In this particular situation, a 13-year-old boy was arrested on suspicion of punching a classmate and stealing 46 cents during an after-school program. For this act, the boy was charged with felony robbery, extortion and assault – and faces deportation plus a bench warrant that will be issued if he fails to attend a March 8 hearing in San Francisco that is 3 days after he and his mother are deported back to Australia.
The news coverage has highlighted the issues of immigration, deportation and the negative impacts that those policies can have on families. It has focused primarily on a politically charged aspect of the incident, the deportation of the undocumented boy and his mother to Australia as a result of his felony charge. At issue in most local coverage is San Francisco’s much debated sanctuary policy, and “whether officials should shield undocumented youths from deportation when they are suspected of a felony crime.”

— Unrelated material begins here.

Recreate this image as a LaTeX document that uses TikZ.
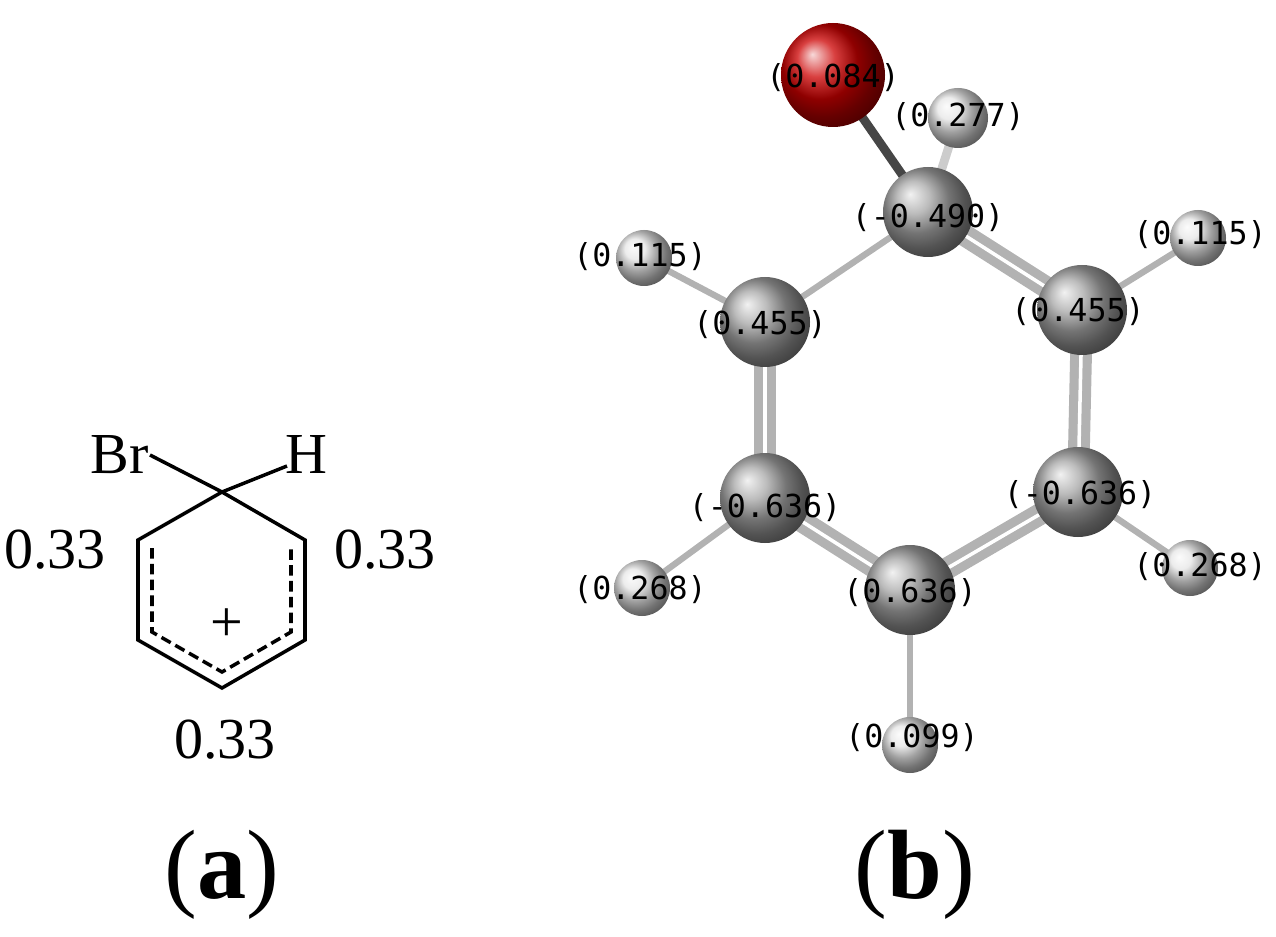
\documentclass[tikz,border=0pt]{standalone}
\usepackage{fontspec}
\setmainfont{Liberation Serif}
\newfontfamily\labfont{DejaVu Sans Mono}
\begin{document}
\begin{tikzpicture}[x=0.01cm,y=-0.01cm]
\useasboundingbox (0,0) rectangle (1276,937);
\tikzset{
 bnd/.style={line width=1pt},
 lbl/.style={font=\fontsize{16.5}{16.5}\selectfont},
 captxt/.style={font=\fontsize{28}{28}\selectfont},
 atomlab/.style={font=\labfont\fontsize{9}{9}\selectfont, text=black},
}
% ---------- (a) ----------
\coordinate (t) at (222,492);
\coordinate (ur) at (305,540);
\coordinate (lr) at (305,640);
\coordinate (b) at (222,688);
\coordinate (ll) at (138,640);
\coordinate (ul) at (138,540);
\node[lbl] (br) at (120,455) {Br};
\node[lbl] (h) at (306,455) {H};
\draw[bnd] (150,455) -- (t);
\draw[bnd] (287,466) -- (t);
\draw[bnd] (t) -- (ur) -- (lr) -- (b) -- (ll) -- (ul) -- cycle;
\draw[bnd,dash pattern=on 3pt off 1.5pt] (152,548) -- (152,632) -- (222,672) -- (291,632) -- (291,548);
\node[lbl] (plus) at (227,625) {+};
\node[lbl] (q1) at (55,550) {0.33};
\node[lbl] (q2) at (385,550) {0.33};
\node[lbl] (q3) at (225,740) {0.33};
\node[captxt] (capa) at (222,875) {(\textbf{a})};
% ---------- (b) ----------
\coordinate (O) at (833,75);
\coordinate (Hoh) at (958,118);
\coordinate (C1) at (928,212);
\coordinate (C2) at (765,322);
\coordinate (C3) at (1082,310);
\coordinate (C4) at (765,498);
\coordinate (C5) at (1078,492);
\coordinate (C6) at (910,590);
\coordinate (H2) at (644,258);
\coordinate (H3) at (1198,238);
\coordinate (H4) at (642,588);
\coordinate (H5) at (1190,568);
\coordinate (H6) at (910,745);
\draw[line width=2.5pt, gray!55!black] (O) -- (C1);
\draw[line width=2.5pt, gray!40] (Hoh) -- (C1);
\foreach \a/\bb in {C1/C2, C2/H2, C3/H3, C4/H4, C5/H5, C6/H6}
  \draw[line width=1.8pt, gray!60] (\a) -- (\bb);
\foreach \a/\bb in {C1/C3, C2/C4, C3/C5, C4/C6, C5/C6}
  \draw[line width=2.6pt, gray!60, double=white, double distance=1pt] (\a) -- (\bb);
\foreach \c in {C1,C2,C3,C4,C5,C6}
  \shade[ball color=gray!70] (\c) circle (45);
\foreach \c in {H2,H3,H4,H5,H6}
  \shade[ball color=gray!20] (\c) circle (28);
\shade[ball color=gray!20] (Hoh) circle (30);
\shade[ball color=red!80!black] (O) circle (52);
\node[atomlab] (lO) at (833,78) {(0.084)};
\node[atomlab] (lHo) at (958,117) {(0.277)};
\node[atomlab] (lC1) at (928,218) {(-0.490)};
\node[atomlab] (lC2) at (760,325) {(0.455)};
\node[atomlab] (lC3) at (1078,312) {(0.455)};
\node[atomlab] (lC4) at (765,508) {(-0.636)};
\node[atomlab] (lC5) at (1080,495) {(-0.636)};
\node[atomlab] (lC6) at (910,593) {(0.636)};
\node[atomlab] (lH2) at (640,257) {(0.115)};
\node[atomlab] (lH3) at (1200,235) {(0.115)};
\node[atomlab] (lH4) at (640,590) {(0.268)};
\node[atomlab] (lH5) at (1200,567) {(0.268)};
\node[atomlab] (lH6) at (912,738) {(0.099)};
\node[captxt] (capb) at (915,875) {(\textbf{b})};
\end{tikzpicture}
\end{document}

However, what is missing is one of the most alarming aspects of this
particular incident – the charges leveled against the boy. The charges
reported are completely unjust given the alleged act, and illustrate
the widespread issue in juvenile justice of ramped up charges against
young people whose behavior is typical of adolescents their age. In New York recently, a 12-year-old Latino girl was arrested for doodling on her desk. In Florida, an 11-year-old girl was arrested at her school for a scuffle at a bus stop with a classmate three days prior.
According
to media reports in San Francisco, the parents of the sixth grader who
the 13-year-old boy had bullied had filed a police report. The
13-year-old was arrested after he and his parents spoke to the police
officer.
“I think my son was in shock, as I was, “ his stepfather, Charles Washington said in a press conference. “What he actually did, and what the actual charges are, they are universes apart. Back when I was in school, at worst, a bully was sent home for the day, creating problems for them at home, when they explain to their parents why they’ve been sent home.”
It is shocking and puzzling that such charges would be leveled against
a 13-year-old boy who allegedly took 46 cents from another boy after
punching him - basically acting as a bully. Why would a rational
adult level such serious charges at a boy who was in a schoolyard
fight? What happened to conflict resolution?
The boy’s stepfather said his stepson was held for a week at Juvenile Hall. “We did not understand why this was happening,” Washington, who is a bus driver, said at the press conference. “Kids on my bus get on and do way worse things than he actually did, and the police usually make their presence known, but there is no worry about going to Juvenile Hall.”
Is anyone in the public protected by charging this youth with such felonies? To me this is yet another example of our broken justice system and of prosecutors abusing their power by targeting youth.
In this case and many others across the country, no one is held accountable for their pivotal role in changing the outcome of a youth’s childhood.